I did enjoy this book and the author is an engaging writer. However. Loving Frank
is a novel and that is its flaw. I don't think the author ever reconciled herself to writing a novel about real life individuals for whom she apparently had a high regard. I don't feel as if she ever found her comfort level with novelizing Frank Lloyd Wright, in particular. Unless there were primary sources from which to make a definitive statement, Horan had difficulty taking the liberty to make connections or to take artistic license.
Consequently, she never successfully (for me) made the case for why Mamah sacrificed everything (including her children, social acceptance, and financial stability) to follow Wright when he treated her fairly poorly and sacrificed nothing for her. He did not emerge as a likable human being.
It would seem that a novel should have been good vehicle for fleshing out the case for why Mameh gave up everything for this man.
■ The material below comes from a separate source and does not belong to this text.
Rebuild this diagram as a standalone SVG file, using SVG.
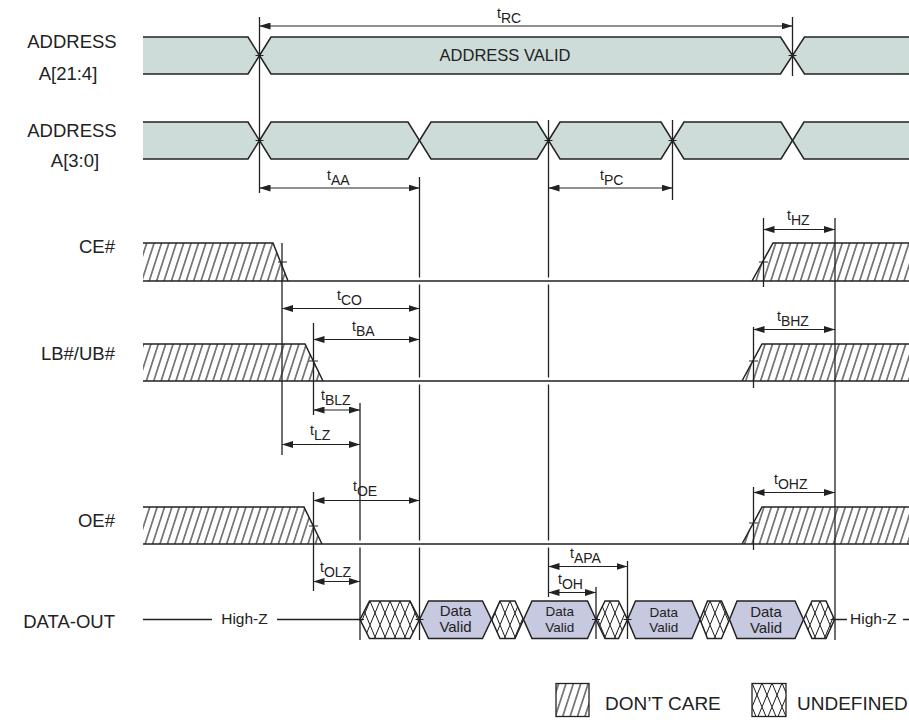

At roughly the turn of the century, this wasn't something a woman would do lightly without extremely compelling reasons. Horan never really gave me any and I think Mamah had a lot more depth than displayed in the novel -- even though she was the most developed character in the novel. The others tended to remain cardboard figures. If Horan couldn't make the case, then this shouldn't have been a novel, simply a biography. Nevertheless, I enjoyed it enormously, this being the first I've learned of the incredibly tragic Mameh.